-- Begin --

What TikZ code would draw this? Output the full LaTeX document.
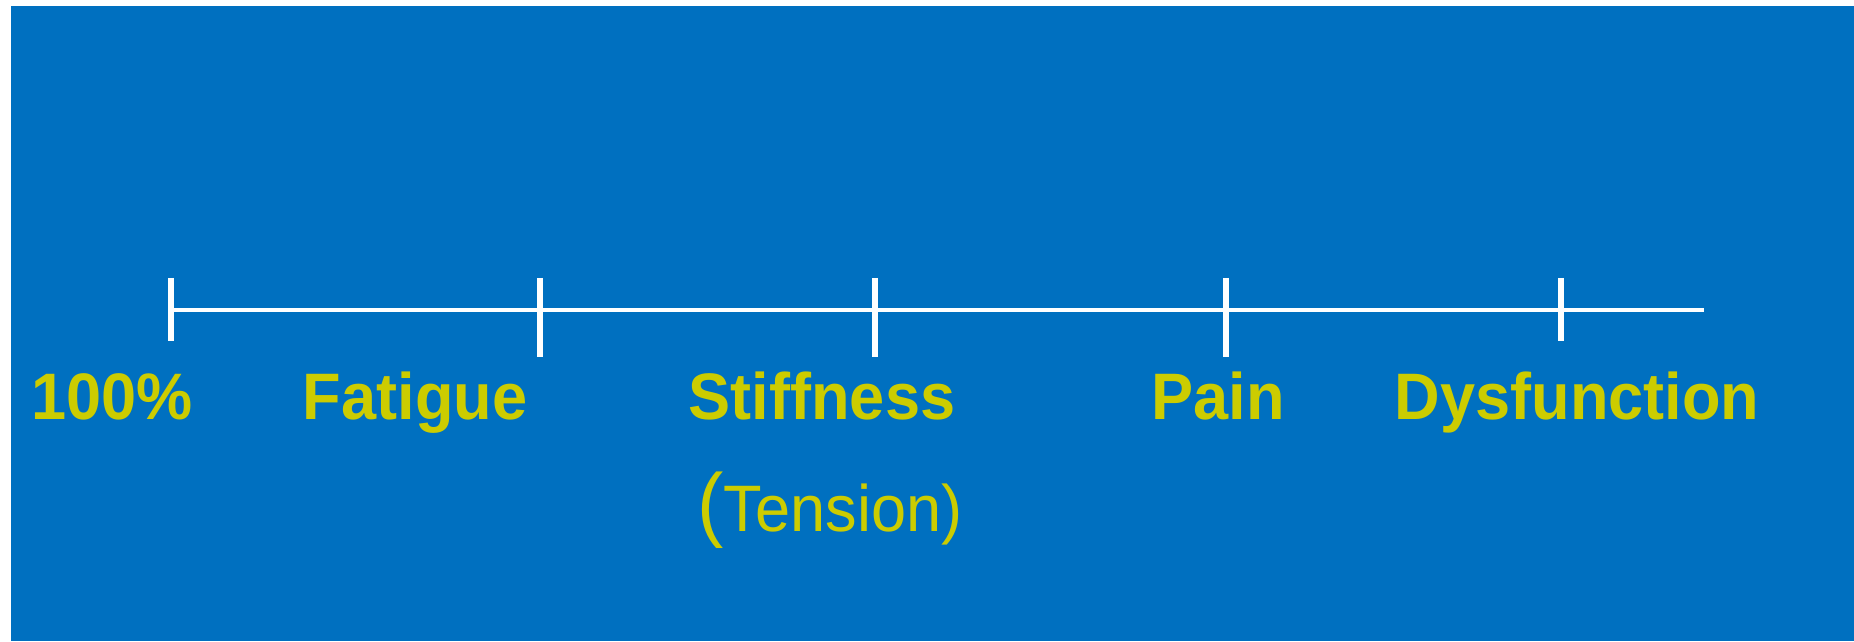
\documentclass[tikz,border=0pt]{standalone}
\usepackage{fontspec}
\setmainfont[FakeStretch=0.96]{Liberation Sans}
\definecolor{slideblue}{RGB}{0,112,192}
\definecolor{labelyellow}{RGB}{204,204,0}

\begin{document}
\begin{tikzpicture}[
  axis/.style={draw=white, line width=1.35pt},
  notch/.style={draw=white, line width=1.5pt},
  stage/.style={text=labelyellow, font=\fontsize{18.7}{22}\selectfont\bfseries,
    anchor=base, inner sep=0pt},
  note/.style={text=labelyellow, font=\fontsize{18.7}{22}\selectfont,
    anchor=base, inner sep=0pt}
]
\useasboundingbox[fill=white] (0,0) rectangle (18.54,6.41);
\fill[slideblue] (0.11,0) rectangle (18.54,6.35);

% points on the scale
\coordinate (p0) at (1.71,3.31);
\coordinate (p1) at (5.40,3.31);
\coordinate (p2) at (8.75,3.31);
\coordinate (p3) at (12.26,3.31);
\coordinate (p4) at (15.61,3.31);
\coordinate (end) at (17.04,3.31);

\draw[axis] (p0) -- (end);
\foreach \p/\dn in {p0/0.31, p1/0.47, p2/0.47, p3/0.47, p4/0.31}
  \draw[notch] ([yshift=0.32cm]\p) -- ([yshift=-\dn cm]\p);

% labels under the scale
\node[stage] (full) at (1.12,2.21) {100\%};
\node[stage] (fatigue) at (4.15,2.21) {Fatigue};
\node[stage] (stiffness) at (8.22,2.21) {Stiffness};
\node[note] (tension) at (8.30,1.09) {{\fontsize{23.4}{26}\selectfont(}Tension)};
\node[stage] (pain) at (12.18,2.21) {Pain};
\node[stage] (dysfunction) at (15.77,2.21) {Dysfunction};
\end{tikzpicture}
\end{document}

-- End --

§ **Your task**
Reproduce every line of the material precisely, omitting its pictures.

§ **Exercise output**
What TikZ code would draw this? Output the full LaTeX document.
\documentclass[tikz,border=0pt]{standalone}
\usepackage{fontspec}
\setmainfont[FakeStretch=0.96]{Liberation Sans}
\definecolor{slideblue}{RGB}{0,112,192}
\definecolor{labelyellow}{RGB}{204,204,0}

\begin{document}
\begin{tikzpicture}[
  axis/.style={draw=white, line width=1.35pt},
  notch/.style={draw=white, line width=1.5pt},
  stage/.style={text=labelyellow, font=\fontsize{18.7}{22}\selectfont\bfseries,
    anchor=base, inner sep=0pt},
  note/.style={text=labelyellow, font=\fontsize{18.7}{22}\selectfont,
    anchor=base, inner sep=0pt}
]
\useasboundingbox[fill=white] (0,0) rectangle (18.54,6.41);
\fill[slideblue] (0.11,0) rectangle (18.54,6.35);

% points on the scale
\coordinate (p0) at (1.71,3.31);
\coordinate (p1) at (5.40,3.31);
\coordinate (p2) at (8.75,3.31);
\coordinate (p3) at (12.26,3.31);
\coordinate (p4) at (15.61,3.31);
\coordinate (end) at (17.04,3.31);

\draw[axis] (p0) -- (end);
\foreach \p/\dn in {p0/0.31, p1/0.47, p2/0.47, p3/0.47, p4/0.31}
  \draw[notch] ([yshift=0.32cm]\p) -- ([yshift=-\dn cm]\p);

% labels under the scale
\node[stage] (full) at (1.12,2.21) {100\%};
\node[stage] (fatigue) at (4.15,2.21) {Fatigue};
\node[stage] (stiffness) at (8.22,2.21) {Stiffness};
\node[note] (tension) at (8.30,1.09) {{\fontsize{23.4}{26}\selectfont(}Tension)};
\node[stage] (pain) at (12.18,2.21) {Pain};
\node[stage] (dysfunction) at (15.77,2.21) {Dysfunction};
\end{tikzpicture}
\end{document}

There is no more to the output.